## Records with drawing code
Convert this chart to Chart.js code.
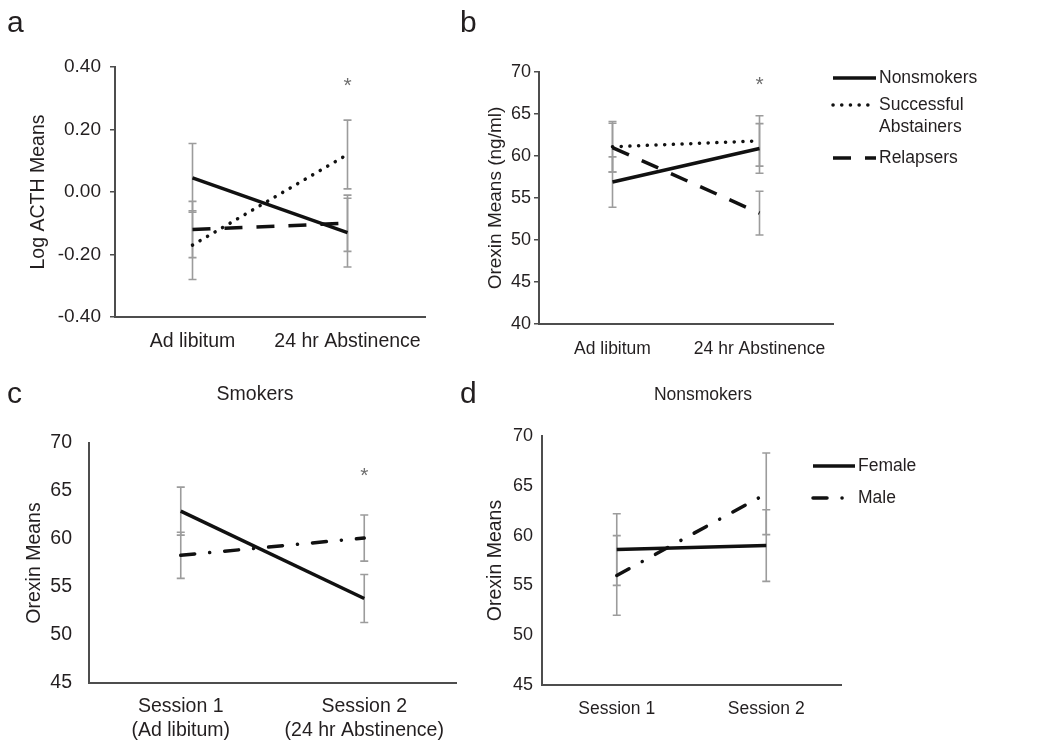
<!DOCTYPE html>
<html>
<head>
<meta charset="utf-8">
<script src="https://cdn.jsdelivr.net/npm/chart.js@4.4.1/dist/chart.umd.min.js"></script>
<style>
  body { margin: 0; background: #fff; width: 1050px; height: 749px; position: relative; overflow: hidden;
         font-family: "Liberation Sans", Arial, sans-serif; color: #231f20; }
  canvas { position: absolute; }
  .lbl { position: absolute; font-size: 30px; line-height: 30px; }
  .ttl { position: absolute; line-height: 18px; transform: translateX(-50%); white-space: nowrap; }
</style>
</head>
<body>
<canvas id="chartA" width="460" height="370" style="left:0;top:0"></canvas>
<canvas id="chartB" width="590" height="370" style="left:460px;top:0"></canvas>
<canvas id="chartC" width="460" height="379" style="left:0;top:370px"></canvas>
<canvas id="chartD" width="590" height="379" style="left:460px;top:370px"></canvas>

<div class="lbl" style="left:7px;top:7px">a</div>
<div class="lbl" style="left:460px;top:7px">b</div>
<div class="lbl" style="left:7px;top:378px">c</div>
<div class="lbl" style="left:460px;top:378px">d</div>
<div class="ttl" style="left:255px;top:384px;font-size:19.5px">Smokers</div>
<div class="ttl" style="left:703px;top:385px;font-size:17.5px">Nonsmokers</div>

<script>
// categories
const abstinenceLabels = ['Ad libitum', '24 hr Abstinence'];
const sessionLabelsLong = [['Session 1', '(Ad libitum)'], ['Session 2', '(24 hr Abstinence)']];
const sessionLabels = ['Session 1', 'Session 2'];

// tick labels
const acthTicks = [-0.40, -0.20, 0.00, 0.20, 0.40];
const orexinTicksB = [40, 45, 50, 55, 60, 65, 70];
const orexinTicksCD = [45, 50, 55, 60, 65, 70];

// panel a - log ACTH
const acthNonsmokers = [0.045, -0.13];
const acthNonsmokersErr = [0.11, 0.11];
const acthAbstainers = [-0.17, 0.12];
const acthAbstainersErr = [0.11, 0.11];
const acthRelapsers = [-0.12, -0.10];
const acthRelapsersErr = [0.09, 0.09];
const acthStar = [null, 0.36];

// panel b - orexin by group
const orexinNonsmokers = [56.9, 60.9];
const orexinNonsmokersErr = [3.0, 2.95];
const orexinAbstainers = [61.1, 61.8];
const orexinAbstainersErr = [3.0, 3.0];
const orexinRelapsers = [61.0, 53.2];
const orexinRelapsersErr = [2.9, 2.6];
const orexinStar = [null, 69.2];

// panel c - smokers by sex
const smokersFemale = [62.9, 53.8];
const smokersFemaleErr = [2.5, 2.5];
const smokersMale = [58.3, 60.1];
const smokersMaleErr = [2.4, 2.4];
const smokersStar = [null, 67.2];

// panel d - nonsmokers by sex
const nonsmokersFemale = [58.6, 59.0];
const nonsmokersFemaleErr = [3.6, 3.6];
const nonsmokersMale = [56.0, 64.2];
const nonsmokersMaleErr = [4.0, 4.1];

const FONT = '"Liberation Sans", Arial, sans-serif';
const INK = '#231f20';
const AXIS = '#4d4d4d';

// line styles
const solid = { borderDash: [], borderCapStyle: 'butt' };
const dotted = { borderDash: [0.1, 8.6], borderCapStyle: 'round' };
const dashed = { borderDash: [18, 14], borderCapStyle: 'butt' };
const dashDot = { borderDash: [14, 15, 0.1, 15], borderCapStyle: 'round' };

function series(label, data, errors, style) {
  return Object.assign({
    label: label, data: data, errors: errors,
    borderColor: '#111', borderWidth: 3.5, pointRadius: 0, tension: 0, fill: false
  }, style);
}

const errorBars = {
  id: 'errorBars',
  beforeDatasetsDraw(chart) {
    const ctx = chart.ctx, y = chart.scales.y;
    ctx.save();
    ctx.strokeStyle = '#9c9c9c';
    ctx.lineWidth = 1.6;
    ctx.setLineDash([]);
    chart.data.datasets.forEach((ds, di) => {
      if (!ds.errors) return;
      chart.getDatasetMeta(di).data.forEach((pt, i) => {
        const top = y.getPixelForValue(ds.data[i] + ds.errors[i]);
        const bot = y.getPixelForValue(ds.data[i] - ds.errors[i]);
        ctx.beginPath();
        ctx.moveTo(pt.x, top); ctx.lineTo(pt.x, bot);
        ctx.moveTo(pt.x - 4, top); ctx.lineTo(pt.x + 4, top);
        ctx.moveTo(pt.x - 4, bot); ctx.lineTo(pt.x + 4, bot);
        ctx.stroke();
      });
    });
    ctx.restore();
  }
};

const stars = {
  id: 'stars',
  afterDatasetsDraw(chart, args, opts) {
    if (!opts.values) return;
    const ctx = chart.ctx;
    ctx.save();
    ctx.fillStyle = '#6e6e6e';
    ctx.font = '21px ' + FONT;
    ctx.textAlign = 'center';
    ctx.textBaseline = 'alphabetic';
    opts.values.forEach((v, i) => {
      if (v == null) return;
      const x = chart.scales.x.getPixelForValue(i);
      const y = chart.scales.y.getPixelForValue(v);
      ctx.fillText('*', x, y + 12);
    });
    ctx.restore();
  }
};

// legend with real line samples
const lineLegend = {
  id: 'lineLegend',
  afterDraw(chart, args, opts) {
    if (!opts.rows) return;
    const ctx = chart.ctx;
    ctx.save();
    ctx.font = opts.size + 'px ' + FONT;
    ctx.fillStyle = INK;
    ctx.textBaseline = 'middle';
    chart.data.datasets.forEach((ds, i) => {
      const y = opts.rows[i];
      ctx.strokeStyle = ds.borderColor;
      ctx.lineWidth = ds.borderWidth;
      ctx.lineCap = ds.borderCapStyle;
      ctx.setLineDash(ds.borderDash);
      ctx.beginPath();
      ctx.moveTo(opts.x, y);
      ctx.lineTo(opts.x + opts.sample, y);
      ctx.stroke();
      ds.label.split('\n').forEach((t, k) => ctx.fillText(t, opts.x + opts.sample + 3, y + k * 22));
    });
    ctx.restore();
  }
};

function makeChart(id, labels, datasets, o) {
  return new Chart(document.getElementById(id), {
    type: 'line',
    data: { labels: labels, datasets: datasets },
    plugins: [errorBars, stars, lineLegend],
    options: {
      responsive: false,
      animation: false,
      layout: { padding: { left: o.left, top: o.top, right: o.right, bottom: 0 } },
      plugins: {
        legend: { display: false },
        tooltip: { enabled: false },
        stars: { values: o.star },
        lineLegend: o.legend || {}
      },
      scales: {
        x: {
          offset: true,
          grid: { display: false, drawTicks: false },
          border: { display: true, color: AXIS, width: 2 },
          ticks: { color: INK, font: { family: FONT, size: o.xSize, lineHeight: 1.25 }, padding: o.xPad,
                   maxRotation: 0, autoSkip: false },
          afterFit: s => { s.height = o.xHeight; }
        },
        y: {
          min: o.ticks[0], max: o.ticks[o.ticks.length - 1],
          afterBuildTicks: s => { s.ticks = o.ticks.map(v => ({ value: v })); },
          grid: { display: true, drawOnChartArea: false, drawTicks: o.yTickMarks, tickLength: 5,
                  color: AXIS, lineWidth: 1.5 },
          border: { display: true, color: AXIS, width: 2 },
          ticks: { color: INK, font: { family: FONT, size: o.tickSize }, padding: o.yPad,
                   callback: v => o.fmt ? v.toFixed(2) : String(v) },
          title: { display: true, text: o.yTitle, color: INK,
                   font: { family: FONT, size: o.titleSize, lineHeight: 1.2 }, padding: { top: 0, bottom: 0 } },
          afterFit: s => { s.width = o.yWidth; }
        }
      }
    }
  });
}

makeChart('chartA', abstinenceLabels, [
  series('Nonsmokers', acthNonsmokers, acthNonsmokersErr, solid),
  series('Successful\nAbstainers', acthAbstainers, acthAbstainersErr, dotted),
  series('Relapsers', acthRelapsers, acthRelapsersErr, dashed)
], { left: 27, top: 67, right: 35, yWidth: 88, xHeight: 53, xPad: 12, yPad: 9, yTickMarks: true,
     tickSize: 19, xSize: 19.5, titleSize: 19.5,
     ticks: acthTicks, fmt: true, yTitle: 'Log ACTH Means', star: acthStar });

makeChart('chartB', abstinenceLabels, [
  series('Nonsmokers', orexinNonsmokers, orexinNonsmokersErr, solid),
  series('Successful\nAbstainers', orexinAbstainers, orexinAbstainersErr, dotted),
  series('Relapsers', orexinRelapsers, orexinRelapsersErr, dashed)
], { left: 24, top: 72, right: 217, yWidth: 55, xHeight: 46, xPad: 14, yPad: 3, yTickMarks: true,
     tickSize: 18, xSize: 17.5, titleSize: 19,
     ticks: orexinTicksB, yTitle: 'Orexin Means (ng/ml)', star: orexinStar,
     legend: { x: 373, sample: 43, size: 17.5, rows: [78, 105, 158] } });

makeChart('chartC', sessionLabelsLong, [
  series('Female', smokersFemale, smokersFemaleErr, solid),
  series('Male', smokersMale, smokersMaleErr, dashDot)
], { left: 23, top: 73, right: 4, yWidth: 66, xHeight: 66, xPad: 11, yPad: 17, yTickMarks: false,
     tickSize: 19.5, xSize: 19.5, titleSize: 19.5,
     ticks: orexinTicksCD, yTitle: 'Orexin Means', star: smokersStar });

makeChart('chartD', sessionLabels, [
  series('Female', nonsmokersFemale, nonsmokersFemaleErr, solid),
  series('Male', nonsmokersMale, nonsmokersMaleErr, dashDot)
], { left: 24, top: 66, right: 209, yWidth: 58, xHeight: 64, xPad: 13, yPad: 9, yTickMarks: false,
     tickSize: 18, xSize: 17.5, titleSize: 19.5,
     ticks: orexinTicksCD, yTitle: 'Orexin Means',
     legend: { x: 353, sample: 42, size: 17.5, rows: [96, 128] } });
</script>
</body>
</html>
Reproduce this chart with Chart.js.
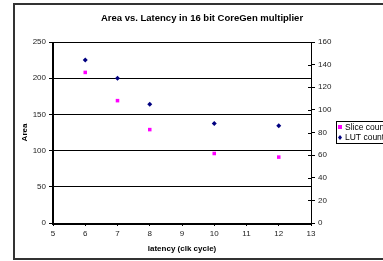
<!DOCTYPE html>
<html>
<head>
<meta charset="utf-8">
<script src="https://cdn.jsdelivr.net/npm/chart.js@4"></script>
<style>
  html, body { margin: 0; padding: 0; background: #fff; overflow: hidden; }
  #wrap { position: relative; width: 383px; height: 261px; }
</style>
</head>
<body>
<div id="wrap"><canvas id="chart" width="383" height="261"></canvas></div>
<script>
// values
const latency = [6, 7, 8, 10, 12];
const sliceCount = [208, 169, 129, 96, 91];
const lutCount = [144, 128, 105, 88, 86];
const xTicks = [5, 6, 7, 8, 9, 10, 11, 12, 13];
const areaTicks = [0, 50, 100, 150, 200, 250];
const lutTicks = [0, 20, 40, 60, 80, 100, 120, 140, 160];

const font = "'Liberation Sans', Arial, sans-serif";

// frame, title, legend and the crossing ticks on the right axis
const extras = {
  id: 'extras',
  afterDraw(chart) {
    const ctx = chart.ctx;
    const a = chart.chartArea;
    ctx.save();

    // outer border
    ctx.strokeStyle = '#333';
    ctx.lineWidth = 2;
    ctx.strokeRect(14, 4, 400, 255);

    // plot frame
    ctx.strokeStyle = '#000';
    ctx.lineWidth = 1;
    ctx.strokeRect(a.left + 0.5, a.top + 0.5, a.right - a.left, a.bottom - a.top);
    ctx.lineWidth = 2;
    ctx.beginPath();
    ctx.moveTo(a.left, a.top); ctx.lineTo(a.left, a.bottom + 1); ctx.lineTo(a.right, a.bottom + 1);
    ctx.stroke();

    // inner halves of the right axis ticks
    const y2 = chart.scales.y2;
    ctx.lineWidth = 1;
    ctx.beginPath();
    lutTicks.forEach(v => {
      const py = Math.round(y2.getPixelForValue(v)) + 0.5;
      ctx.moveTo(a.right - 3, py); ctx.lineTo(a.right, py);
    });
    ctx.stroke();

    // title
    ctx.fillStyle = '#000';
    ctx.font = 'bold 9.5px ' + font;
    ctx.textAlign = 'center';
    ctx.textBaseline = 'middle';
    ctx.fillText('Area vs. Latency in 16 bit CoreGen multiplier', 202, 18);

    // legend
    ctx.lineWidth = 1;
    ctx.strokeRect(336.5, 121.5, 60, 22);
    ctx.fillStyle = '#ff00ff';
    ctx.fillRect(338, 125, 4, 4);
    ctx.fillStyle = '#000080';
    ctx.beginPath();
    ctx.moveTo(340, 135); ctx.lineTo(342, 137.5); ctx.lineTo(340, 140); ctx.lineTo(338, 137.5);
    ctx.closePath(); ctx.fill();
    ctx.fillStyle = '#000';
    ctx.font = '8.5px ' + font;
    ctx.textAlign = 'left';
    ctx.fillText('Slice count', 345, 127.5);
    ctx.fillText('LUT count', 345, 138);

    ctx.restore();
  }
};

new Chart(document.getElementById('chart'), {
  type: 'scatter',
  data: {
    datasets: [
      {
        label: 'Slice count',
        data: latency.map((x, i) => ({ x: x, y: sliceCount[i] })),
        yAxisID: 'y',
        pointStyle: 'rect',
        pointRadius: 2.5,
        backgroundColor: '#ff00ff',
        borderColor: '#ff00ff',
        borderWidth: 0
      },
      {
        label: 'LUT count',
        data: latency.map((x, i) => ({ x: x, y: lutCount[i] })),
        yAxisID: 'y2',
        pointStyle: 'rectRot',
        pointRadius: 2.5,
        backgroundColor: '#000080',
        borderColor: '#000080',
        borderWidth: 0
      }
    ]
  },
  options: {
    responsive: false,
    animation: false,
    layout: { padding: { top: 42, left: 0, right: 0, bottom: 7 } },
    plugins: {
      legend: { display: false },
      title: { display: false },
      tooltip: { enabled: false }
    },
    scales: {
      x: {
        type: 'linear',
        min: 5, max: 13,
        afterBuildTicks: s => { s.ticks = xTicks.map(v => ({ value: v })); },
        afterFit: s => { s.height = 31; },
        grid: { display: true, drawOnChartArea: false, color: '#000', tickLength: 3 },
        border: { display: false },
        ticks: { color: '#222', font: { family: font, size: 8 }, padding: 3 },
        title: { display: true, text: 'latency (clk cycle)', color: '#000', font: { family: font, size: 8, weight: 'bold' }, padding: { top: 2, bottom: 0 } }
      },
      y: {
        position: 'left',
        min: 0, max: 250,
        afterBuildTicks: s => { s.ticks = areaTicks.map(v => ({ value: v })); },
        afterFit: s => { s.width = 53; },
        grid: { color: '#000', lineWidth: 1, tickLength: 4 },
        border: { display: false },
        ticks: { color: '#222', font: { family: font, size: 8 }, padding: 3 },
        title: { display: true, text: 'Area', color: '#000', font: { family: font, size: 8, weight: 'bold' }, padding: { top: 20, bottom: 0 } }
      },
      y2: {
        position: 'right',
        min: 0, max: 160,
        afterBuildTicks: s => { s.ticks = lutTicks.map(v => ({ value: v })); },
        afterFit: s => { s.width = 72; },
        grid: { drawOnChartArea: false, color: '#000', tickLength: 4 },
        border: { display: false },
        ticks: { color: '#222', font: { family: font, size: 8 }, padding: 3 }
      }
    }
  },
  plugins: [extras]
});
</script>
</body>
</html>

## Set exercise
Only the lines from the one holding "Reproduce this chart with Chart.js." to the one holding "ctx.fillText('Area vs. Latency" should be returned, both included and exactly as written, with no pictures.

## Worked answer
Reproduce this chart with Chart.js.
<!DOCTYPE html>
<html>
<head>
<meta charset="utf-8">
<script src="https://cdn.jsdelivr.net/npm/chart.js@4"></script>
<style>
  html, body { margin: 0; padding: 0; background: #fff; overflow: hidden; }
  #wrap { position: relative; width: 383px; height: 261px; }
</style>
</head>
<body>
<div id="wrap"><canvas id="chart" width="383" height="261"></canvas></div>
<script>
// values
const latency = [6, 7, 8, 10, 12];
const sliceCount = [208, 169, 129, 96, 91];
const lutCount = [144, 128, 105, 88, 86];
const xTicks = [5, 6, 7, 8, 9, 10, 11, 12, 13];
const areaTicks = [0, 50, 100, 150, 200, 250];
const lutTicks = [0, 20, 40, 60, 80, 100, 120, 140, 160];

const font = "'Liberation Sans', Arial, sans-serif";

// frame, title, legend and the crossing ticks on the right axis
const extras = {
  id: 'extras',
  afterDraw(chart) {
    const ctx = chart.ctx;
    const a = chart.chartArea;
    ctx.save();

    // outer border
    ctx.strokeStyle = '#333';
    ctx.lineWidth = 2;
    ctx.strokeRect(14, 4, 400, 255);

    // plot frame
    ctx.strokeStyle = '#000';
    ctx.lineWidth = 1;
    ctx.strokeRect(a.left + 0.5, a.top + 0.5, a.right - a.left, a.bottom - a.top);
    ctx.lineWidth = 2;
    ctx.beginPath();
    ctx.moveTo(a.left, a.top); ctx.lineTo(a.left, a.bottom + 1); ctx.lineTo(a.right, a.bottom + 1);
    ctx.stroke();

    // inner halves of the right axis ticks
    const y2 = chart.scales.y2;
    ctx.lineWidth = 1;
    ctx.beginPath();
    lutTicks.forEach(v => {
      const py = Math.round(y2.getPixelForValue(v)) + 0.5;
      ctx.moveTo(a.right - 3, py); ctx.lineTo(a.right, py);
    });
    ctx.stroke();

    // title
    ctx.fillStyle = '#000';
    ctx.font = 'bold 9.5px ' + font;
    ctx.textAlign = 'center';
    ctx.textBaseline = 'middle';
    ctx.fillText('Area vs. Latency in 16 bit CoreGen multiplier', 202, 18);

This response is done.